Uniqlo: approximately $160
Spiewak: approximately $300
Canada Goose: $600-$800
2. INVERALLAN SWEATERS
There are sweaters, and then there are Inverallan sweaters. Hailing from the Aran district of Scotland, Inverallan is responsible for putting out some of the finest hand-knit sweaters on the market. Made of 100 percent Scottish wool, each sweater is made by hand, a process so laborious that a single sweater can take one irreplaceable knitter at least 90 hours to complete (the tags are then signed by the knitter). The end result is a sweater as attractive as it is bulletproof. Seriously, these things can take a beating, and will likely outlive you and your kids. Inverallan no longer takes direct orders (something about the demand being so high that they now only deal with retailers) but there are a handful of e-stores who do stock their goods. I am partial to the 6A Shawl Cardigan, as I like to keep my neck nice and toasty in the winter.
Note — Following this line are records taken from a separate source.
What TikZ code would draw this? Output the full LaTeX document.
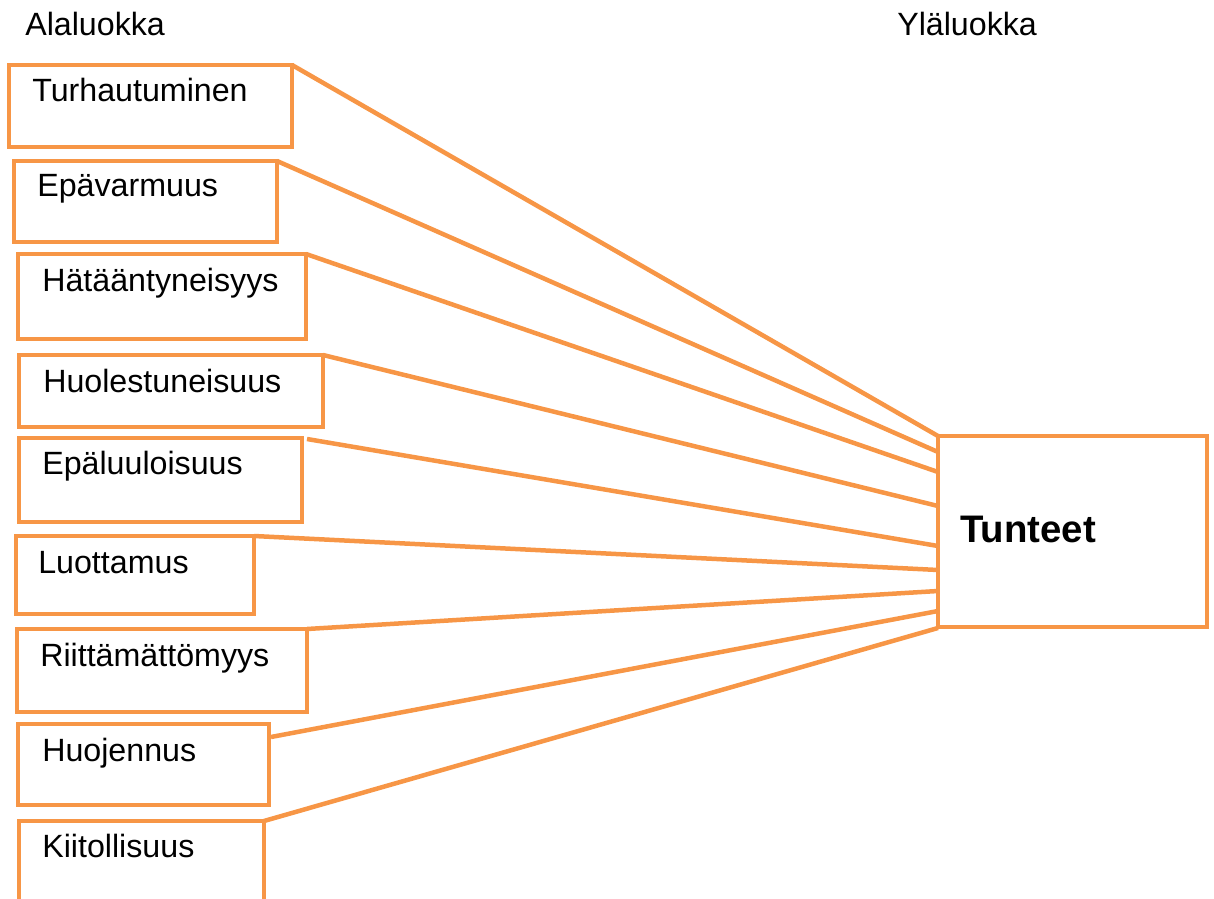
\documentclass[tikz,border=0pt]{standalone}
\usepackage{fontspec}
\setmainfont{Liberation Sans}
\definecolor{boxorange}{HTML}{F79646}
\begin{document}
\begin{tikzpicture}[x=0.025cm,y=-0.025cm,
  box/.style={draw=boxorange, line width=3.2pt, rectangle, inner sep=0pt, outer sep=0pt, anchor=north west},
  lbl/.style={anchor=base west, inner sep=0pt, font=\fontsize{22.9}{27}\selectfont},
  link/.style={draw=boxorange, line width=3.2pt}]
\clip (0,0) rectangle (1214,899);

% column headings
\node[lbl] (hsub) at (25,36) {Alaluokka};
\node[lbl] (hsup) at (897,36) {Yläluokka};

% subcategory boxes and their labels
\node[box, minimum width=283*0.025cm, minimum height=82*0.025cm] (b1) at (9,65) {};
\node[lbl] (l1) at (32,102) {Turhautuminen};
\node[box, minimum width=263*0.025cm, minimum height=81*0.025cm] (b2) at (14,161) {};
\node[lbl] (l2) at (37,197) {Epävarmuus};
\node[box, minimum width=288*0.025cm, minimum height=85*0.025cm] (b3) at (18,254) {};
\node[lbl] (l3) at (42,291) {Hätääntyneisyys};
\node[box, minimum width=304*0.025cm, minimum height=72*0.025cm] (b4) at (19,355) {};
\node[lbl] (l4) at (43,392) {Huolestuneisuus};
\node[box, minimum width=283*0.025cm, minimum height=84*0.025cm] (b5) at (19,438) {};
\node[lbl] (l5) at (42,474) {Epäluuloisuus};
\node[box, minimum width=238*0.025cm, minimum height=78*0.025cm] (b6) at (16,536) {};
\node[lbl] (l6) at (38,573) {Luottamus};
\node[box, minimum width=290*0.025cm, minimum height=83*0.025cm] (b7) at (17,629) {};
\node[lbl] (l7) at (40,666) {Riittämättömyys};
\node[box, minimum width=251*0.025cm, minimum height=81*0.025cm] (b8) at (18,724) {};
\node[lbl] (l8) at (42,761) {Huojennus};
\node[box, minimum width=245*0.025cm, minimum height=120*0.025cm] (b9) at (19,821) {};
\node[lbl] (l9) at (42,857) {Kiitollisuus};

% main category box
\node[box, minimum width=269*0.025cm, minimum height=191*0.025cm] (top) at (938,436) {};
\node[lbl, font=\fontsize{27.3}{31}\selectfont\bfseries] (topl) at (960,542) {Tunteet};

% where the links meet the main box
\coordinate (e1) at (938,436);
\coordinate (e2) at (938,452);
\coordinate (e3) at (938,472);
\coordinate (e4) at (938,506);
\coordinate (e5) at (938,546);
\coordinate (e6) at (938,570);
\coordinate (e7) at (938,591);
\coordinate (e8) at (938,611);
\coordinate (e9) at (938,628);
\coordinate (s5) at (307,439);
\coordinate (s8) at (271,737);

\draw[link] (b1.north east) -- (e1);
\draw[link] (b2.north east) -- (e2);
\draw[link] (b3.north east) -- (e3);
\draw[link] (b4.north east) -- (e4);
\draw[link] (s5) -- (e5);
\draw[link] (b6.north east) -- (e6);
\draw[link] (b7.north east) -- (e7);
\draw[link] (s8) -- (e8);
\draw[link] (b9.north east) -- (e9);
\end{tikzpicture}
\end{document}
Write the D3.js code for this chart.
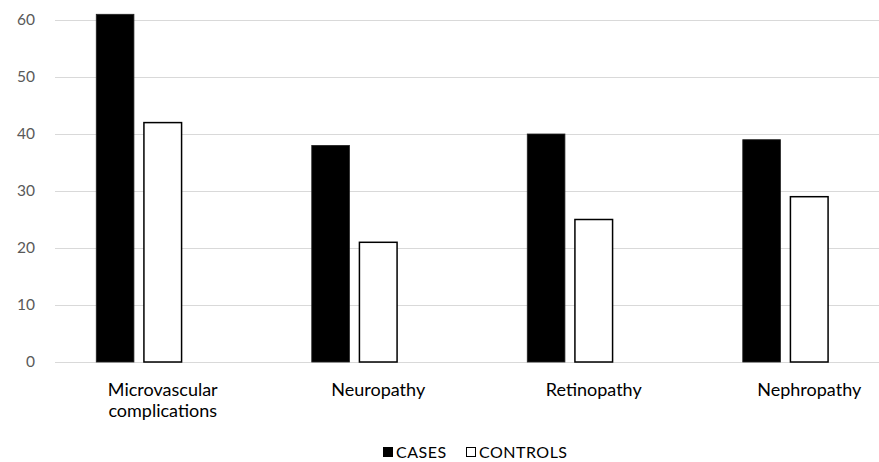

Inverallan Wool Sweaters – $250-$300
3. TOUCH SCREEN LEATHER GLOVES:
I love leather gloves, but in the age of smart phones and touch screens, they’re just not practical. Not wanting to settle for fingerless gloves, which in my opinion are practically worthless on truly cold days when you need gloves, I found my answer from Mujjo. Using fine ingredients like Ethiopian leather and Egyptian cotton, Mujjo has created several styles that are not only attractive, but also compatible with touch screens. If the price is a bit much, they also offer more affordable options through their line of knitted and double-layered gloves, which look just as smart and would certainly pair well with your new parka.
Leather Crochet Touch Screen Gloves – $100
4. NAKED AND FAMOUS JEANS
To say that the premium denim market is oversaturated would be a massive understatement, and aside from a few Japanese and American companies producing high-quality wares, most of the overpriced jeans out there are just not up to snuff. One Canadian brand, however, comes to mind as a counter to that trend: Naked and Famous. At first glance, the brand may appear gimmicky, with their X-rated logo and more outlandish creations (scratch-n-sniff denim.) But looking deeper, one can see that Naked and Famous is actually producing interesting jeans, some of which are perfect for those single-digit days. Jeans too thin? Then try their super thick 19-ounce heavyweight option. Can’t deal with the heft and thickness of heavy denim? Then check out their windproof Snowpant denim. Available in a number of different fits, there is an option out there for every man.
Naked and Famous Jeans – $150-$300
5. L.L.BEAN SHEARLING-LINED BOOTS
American-made L.L.Bean Bean Boots are an American staple. If you don’t believe me, go treasure hunting in your grandfather’s closet; it’s likely he has an old pair tucked away somewhere. Seriously, when it comes to cold, wet, and slippery conditions, Bean Boots simply can’t be beat. L.L.Bean not only offers the original Bean Boot, but also a number of variations on the beloved design, including this great shearling-lined variation. With the waterproof design of the classic Bean Boot, its shearling-lined brother will ensure your toes stay dry and toasty all winter long.